Recently one of our ‘celebrated’ prime ministers received a knighthood as recognition of his faithful stewardship of our economy and nation. His work increased child poverty levels to international lows, increased the wealth gap, demolished state housing for our poor and built more prisons for them which resulted in increased wealth for a few of his mates. This looks like the fulfillment of the new kings words in our story today – take the coin from the man who has one and give it to the man who has ten. v26, “I tell you, to everyone who has will be given more; but anyone who has not will be deprived even of what he has”. This is not a parable about the kingdom of God, but a severe critique of how the economy really works.

I struggle with these words, I have a house that I am paying off little by little – while my worker pays nearly four times what I pay on my mortgage to rent a crap house for his five kids, wife and mother! If we have money, we have the opportunity to invest and grow our wealth. If we don’t have enough to get a deposit, we pay all we have to increase someone else’s wealth. Those who have still collect all of the little that the poor have.

Many of the original hearers after the lunch in the crowd would be peasant farmers, connected to the land. They would have known personally that the bankers and traders of their day did no ‘real work;’ yet they profited by giving loans to poor peasants that they often defaulted on and ended up losing all they had – to the bankers!. They would have enjoyed the ‘coin buriers’ humorous critique.

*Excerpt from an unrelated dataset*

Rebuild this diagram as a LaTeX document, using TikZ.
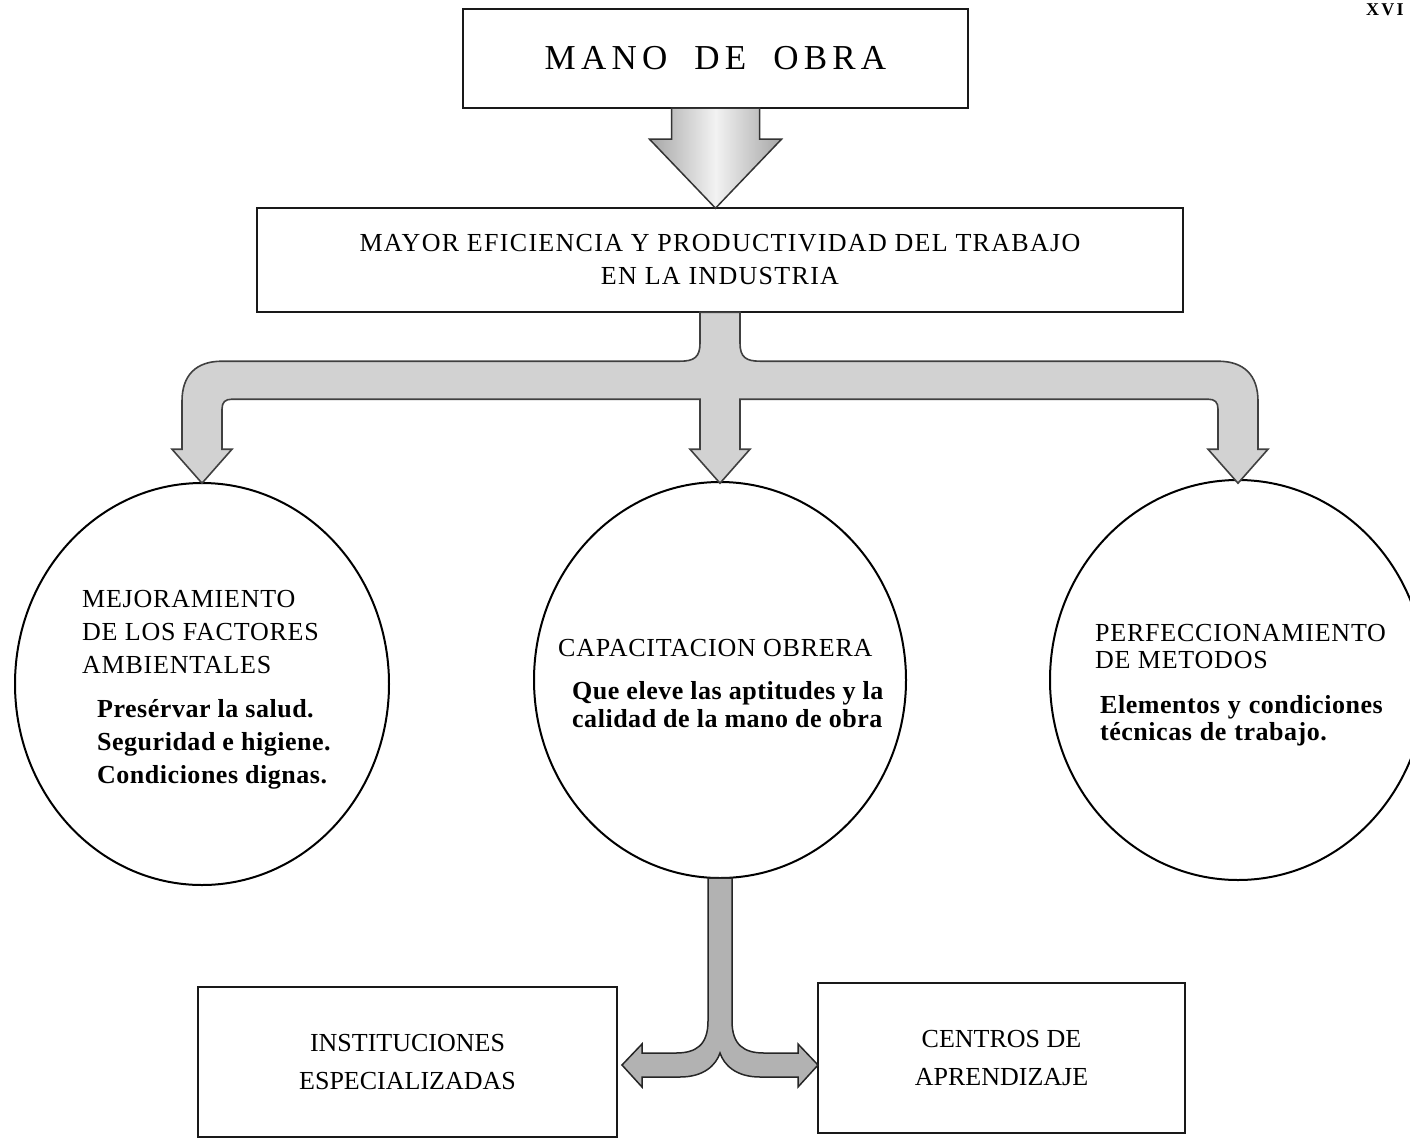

It is also worth noting that our new King on his return does not dispute the description that he is exacting, reaps what he has not sown etc. The Kings only response is that our ‘coin burier’ is “wicked”, some versions say “evil and lazy”. These are the same cries we hear today from the rich about why the poor are poor! We have an election coming up next year and already the hopeful politicians are rolling out their policies to destroy the ‘gangs’ and take money off beneficiaries for being lazy or some other minor reason. Jesus was very aware of the reality of life for the poor and wants to open our eyes, and hearts, to this reality. He dreams of a Zaccheus transformation for us all.

The last verse in our reading today, v28, simply says that when he had finished this story he went on ahead, going up to Jerusalem. This is a clear message from Luke that Jesus is entering into solidarity with these persecuted poor to be killed and executed as an enemy of the economic kingdom described in this parable. This is the incarnational love of God becoming tangible and real.

We who wear the patch saying we belong to God (God’s Squad) are also on this road to Jerusalem still today. As we journey together in solidarity with our patch wearing brothers, may we not be afraid (but rather have faith in God’s ways!) to lay down our lives as we experience the hassle of this road. This parable is shocking, it is meant to be. It is not news we want to hear when we are privileged so it must be shocking to get our attention and draw us to change. As Zaccheus did at the lunch we read about yesterday.

It concerns me greatly that Bible stories like this one are used to support financial prosperity and that this is sometimes seen as a mark of faithful following of God’s ways. Ideas like this lead to terrible theology and economic practices that make us complicit in the oppression of the financially least among us. As friends of the ‘outcasts and sinners’ of the economic system may we lovingly embrace this road in solidarity, like Jesus has and be known as true friends because we are. May we be found willing to be tarred with the brush of being ‘lazy’, ‘wicked and evil’ because we choose to invest in people and the earth – and not a system that strips the poor of the little they have.

Big shout out to one of our members here who has stopped working to spend time with his young children, and another to my worker who stayed home last week to sort out some family strife. Let’s keep burying that impotent money in the ground and seek to truly invest in the ways of Jesus that bring love, freedom and hope to all.